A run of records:

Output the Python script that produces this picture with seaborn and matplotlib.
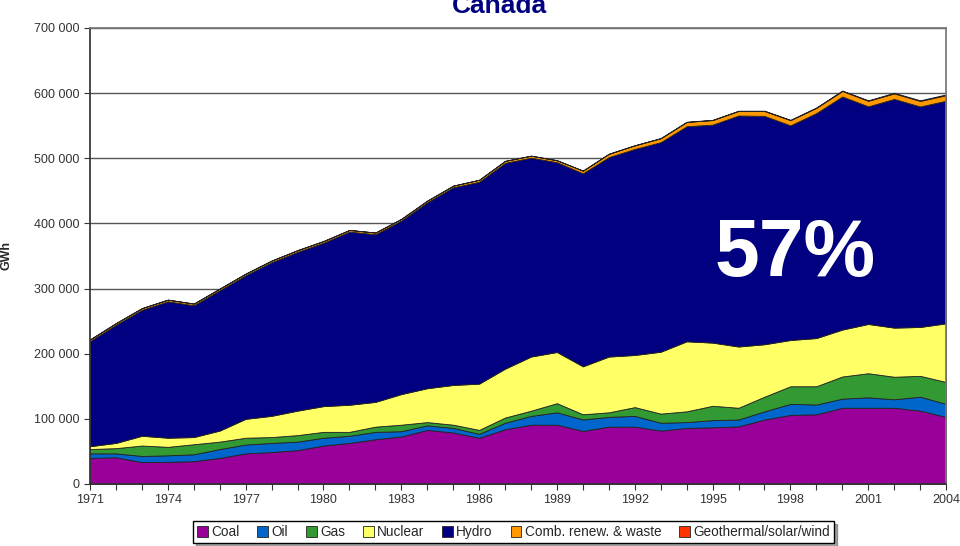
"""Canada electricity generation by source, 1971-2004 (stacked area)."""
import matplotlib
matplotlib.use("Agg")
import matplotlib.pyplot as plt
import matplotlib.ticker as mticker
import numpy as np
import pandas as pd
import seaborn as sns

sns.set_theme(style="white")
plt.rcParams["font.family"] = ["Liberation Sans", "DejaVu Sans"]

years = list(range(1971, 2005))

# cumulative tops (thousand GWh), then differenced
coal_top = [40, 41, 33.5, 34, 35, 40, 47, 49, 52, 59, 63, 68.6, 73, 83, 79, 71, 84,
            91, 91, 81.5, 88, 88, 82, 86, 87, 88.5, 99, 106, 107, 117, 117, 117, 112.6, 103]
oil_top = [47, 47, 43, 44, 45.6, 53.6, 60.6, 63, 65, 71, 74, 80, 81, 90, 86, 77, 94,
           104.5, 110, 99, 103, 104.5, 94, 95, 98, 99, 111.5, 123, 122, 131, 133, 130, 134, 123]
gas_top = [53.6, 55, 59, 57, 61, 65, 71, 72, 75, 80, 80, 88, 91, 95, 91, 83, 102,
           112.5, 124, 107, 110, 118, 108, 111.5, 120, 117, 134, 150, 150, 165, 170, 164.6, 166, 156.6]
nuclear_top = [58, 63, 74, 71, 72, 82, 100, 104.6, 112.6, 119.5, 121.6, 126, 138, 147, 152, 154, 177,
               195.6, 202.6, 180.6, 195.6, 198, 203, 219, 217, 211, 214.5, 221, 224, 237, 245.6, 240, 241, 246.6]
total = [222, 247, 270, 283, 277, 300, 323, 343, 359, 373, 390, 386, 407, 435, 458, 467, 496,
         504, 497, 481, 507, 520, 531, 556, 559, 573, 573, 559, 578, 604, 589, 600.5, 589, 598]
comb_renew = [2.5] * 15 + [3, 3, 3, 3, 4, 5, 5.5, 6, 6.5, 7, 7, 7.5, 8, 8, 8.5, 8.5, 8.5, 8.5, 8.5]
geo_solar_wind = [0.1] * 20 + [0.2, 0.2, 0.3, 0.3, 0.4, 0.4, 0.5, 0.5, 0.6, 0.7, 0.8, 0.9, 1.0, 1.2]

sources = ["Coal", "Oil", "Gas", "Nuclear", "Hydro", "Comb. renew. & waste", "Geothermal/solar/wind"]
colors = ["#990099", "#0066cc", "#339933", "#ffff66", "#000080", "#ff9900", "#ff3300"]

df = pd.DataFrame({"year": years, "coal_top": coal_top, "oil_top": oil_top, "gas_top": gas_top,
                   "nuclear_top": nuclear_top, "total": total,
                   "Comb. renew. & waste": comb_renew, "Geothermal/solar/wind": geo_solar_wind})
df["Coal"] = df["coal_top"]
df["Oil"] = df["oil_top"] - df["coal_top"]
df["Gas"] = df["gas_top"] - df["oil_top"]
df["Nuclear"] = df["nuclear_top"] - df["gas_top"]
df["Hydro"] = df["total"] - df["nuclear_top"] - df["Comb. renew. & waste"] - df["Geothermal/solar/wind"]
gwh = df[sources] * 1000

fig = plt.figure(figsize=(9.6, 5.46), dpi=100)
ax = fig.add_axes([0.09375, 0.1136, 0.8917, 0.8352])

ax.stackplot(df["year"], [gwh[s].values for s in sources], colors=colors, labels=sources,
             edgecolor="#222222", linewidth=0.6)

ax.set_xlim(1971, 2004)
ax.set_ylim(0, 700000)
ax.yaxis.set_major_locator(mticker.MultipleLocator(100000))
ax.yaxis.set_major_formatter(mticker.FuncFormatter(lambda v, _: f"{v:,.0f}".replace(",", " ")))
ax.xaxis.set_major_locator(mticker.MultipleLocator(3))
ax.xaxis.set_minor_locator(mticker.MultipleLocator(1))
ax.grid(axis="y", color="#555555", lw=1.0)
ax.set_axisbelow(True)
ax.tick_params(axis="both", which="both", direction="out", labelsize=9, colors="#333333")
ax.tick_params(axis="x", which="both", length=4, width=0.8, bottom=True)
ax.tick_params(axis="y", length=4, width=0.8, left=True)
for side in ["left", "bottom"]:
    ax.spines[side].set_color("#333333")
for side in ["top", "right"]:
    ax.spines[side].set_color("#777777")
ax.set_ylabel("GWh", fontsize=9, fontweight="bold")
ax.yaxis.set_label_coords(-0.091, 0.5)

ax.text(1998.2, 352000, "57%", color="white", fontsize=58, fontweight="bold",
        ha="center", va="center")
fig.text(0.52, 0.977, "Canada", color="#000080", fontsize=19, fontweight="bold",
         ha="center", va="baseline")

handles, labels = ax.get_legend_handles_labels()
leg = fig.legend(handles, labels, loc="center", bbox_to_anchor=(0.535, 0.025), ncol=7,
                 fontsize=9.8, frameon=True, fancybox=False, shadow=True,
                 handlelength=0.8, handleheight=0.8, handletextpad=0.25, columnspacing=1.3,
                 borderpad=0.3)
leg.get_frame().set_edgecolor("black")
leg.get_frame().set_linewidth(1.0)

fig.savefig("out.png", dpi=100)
--
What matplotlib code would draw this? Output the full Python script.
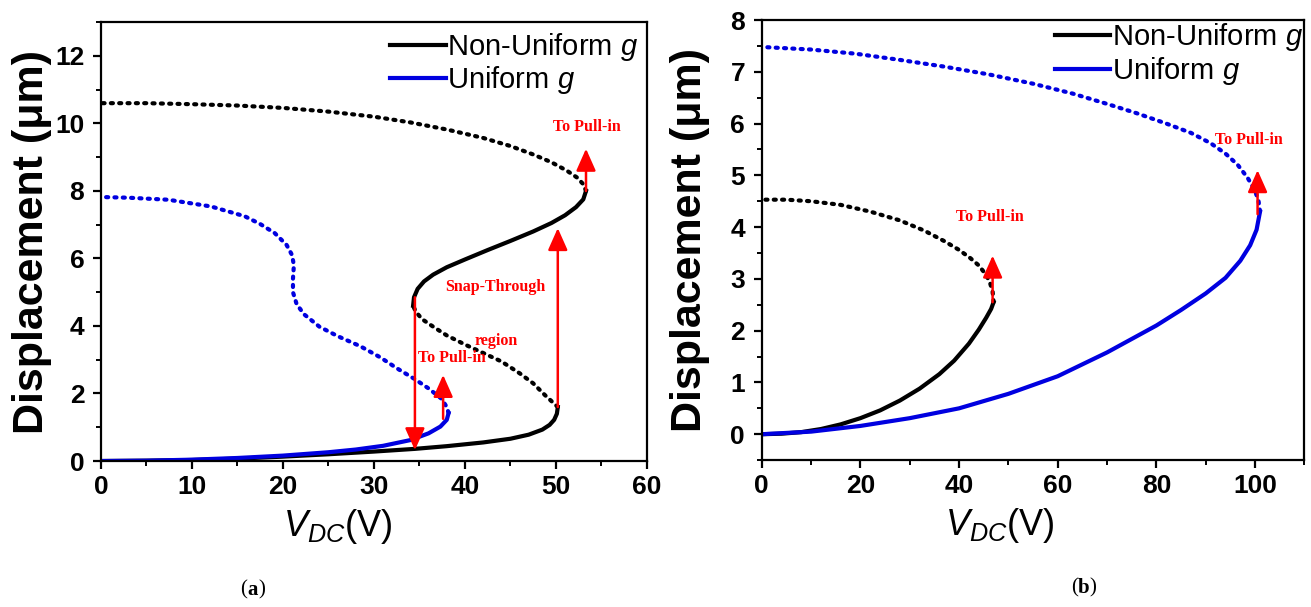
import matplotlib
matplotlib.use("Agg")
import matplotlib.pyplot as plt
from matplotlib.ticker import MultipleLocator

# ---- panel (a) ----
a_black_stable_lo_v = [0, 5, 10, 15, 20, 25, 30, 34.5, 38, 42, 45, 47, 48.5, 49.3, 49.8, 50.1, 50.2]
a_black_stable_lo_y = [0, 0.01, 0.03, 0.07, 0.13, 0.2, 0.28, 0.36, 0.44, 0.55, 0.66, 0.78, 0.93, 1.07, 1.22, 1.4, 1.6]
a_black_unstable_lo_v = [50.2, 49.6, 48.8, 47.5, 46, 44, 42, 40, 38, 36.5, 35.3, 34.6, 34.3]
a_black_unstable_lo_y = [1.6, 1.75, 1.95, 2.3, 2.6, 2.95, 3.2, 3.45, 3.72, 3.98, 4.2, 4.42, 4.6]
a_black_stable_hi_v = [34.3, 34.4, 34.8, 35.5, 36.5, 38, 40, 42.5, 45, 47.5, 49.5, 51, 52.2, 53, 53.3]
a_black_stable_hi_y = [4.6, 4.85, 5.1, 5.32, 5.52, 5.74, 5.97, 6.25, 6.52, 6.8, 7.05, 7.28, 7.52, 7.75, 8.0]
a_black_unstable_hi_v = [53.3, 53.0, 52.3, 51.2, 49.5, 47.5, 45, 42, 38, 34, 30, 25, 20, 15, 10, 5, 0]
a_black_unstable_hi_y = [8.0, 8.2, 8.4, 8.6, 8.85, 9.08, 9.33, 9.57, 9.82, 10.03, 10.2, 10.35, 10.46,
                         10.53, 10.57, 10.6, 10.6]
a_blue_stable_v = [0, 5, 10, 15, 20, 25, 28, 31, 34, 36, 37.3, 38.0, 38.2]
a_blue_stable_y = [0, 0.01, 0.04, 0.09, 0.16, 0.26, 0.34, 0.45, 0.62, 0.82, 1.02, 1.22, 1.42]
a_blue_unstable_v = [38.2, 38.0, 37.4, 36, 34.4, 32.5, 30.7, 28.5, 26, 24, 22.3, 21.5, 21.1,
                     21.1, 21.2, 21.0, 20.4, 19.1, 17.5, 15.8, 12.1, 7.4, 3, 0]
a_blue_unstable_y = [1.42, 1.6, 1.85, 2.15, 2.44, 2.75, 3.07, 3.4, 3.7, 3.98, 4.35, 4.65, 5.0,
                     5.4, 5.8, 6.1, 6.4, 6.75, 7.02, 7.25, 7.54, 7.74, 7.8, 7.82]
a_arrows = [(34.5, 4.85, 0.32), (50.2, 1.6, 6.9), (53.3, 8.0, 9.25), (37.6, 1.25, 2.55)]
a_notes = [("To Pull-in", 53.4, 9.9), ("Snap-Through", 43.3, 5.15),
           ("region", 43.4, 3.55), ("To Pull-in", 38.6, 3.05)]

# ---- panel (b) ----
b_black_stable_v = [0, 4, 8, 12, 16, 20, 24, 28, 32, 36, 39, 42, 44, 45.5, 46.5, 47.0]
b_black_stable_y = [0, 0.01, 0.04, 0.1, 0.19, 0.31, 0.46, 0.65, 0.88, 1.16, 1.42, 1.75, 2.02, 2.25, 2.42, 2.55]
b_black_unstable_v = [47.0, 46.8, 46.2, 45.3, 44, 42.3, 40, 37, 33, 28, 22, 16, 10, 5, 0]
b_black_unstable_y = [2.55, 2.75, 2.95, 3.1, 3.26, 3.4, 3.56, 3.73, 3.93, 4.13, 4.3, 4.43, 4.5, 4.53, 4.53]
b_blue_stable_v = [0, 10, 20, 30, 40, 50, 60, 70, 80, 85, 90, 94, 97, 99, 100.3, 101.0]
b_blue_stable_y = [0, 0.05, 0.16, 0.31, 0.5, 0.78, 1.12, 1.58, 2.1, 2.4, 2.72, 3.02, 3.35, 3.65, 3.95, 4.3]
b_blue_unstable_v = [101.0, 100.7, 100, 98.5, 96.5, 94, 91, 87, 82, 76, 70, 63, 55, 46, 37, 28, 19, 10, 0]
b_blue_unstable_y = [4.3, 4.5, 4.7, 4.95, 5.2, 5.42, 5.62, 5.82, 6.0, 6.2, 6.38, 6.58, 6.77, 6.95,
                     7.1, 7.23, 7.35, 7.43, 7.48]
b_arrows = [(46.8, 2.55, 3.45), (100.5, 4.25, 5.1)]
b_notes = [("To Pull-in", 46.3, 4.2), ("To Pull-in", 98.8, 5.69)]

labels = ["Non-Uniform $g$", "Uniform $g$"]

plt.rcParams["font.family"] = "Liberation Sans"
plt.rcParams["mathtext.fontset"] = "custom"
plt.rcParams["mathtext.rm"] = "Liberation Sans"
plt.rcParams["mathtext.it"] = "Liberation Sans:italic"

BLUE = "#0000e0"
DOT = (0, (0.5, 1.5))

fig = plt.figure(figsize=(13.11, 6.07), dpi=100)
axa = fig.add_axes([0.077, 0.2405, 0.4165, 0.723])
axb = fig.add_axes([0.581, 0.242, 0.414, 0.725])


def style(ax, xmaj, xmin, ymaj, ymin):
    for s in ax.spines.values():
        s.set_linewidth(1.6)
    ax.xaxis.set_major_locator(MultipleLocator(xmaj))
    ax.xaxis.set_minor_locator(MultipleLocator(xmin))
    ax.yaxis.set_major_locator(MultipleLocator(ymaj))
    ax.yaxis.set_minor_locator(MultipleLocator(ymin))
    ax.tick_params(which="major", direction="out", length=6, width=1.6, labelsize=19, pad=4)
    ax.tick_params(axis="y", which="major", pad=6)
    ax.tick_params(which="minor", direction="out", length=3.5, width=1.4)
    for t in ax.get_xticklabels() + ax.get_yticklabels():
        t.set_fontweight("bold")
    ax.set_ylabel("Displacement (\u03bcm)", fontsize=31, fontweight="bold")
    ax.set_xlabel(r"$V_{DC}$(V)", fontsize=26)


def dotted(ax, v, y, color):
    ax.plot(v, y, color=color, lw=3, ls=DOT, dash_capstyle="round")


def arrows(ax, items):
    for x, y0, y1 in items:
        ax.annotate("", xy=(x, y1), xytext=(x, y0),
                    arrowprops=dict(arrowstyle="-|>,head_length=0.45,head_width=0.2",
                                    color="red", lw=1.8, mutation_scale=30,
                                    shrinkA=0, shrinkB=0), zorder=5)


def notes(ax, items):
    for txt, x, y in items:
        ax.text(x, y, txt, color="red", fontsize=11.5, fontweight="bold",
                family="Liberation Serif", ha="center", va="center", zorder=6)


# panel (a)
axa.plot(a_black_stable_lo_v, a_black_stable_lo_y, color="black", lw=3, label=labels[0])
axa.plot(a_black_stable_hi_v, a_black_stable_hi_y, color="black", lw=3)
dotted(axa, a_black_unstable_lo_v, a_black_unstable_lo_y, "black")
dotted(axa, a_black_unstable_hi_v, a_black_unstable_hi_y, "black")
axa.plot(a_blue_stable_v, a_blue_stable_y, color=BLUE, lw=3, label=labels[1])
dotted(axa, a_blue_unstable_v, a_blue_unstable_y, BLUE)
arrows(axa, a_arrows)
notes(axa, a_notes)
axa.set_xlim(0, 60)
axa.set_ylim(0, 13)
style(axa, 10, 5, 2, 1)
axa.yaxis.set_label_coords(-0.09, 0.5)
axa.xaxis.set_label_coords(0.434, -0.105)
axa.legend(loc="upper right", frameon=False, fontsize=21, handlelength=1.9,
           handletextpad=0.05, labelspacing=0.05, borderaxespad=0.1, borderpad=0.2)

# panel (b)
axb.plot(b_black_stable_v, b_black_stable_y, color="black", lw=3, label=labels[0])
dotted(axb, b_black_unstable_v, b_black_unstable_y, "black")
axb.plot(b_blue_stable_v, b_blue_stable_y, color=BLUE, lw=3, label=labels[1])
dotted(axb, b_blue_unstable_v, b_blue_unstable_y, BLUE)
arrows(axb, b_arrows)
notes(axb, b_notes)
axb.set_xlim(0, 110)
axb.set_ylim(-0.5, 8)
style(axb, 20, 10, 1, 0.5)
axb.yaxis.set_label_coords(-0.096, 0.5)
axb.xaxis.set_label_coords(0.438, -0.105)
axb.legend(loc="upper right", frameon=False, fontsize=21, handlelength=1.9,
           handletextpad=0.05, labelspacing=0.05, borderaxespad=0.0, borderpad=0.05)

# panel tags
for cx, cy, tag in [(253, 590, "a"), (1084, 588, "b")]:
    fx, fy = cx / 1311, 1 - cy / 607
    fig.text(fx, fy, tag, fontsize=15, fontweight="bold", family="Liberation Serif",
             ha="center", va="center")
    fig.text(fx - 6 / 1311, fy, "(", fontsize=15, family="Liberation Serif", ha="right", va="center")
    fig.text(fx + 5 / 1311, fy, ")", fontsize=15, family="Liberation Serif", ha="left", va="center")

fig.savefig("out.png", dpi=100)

TASK TO CARRY OUT: Starting at the line that contains "Output the Python" and ending at the line that contains "years = list(range(1971, 2005))", give the lines again exactly. Do not include the pictures.

SOLUTION BELOW:
Output the Python script that produces this picture with seaborn and matplotlib.
"""Canada electricity generation by source, 1971-2004 (stacked area)."""
import matplotlib
matplotlib.use("Agg")
import matplotlib.pyplot as plt
import matplotlib.ticker as mticker
import numpy as np
import pandas as pd
import seaborn as sns

sns.set_theme(style="white")
plt.rcParams["font.family"] = ["Liberation Sans", "DejaVu Sans"]

years = list(range(1971, 2005))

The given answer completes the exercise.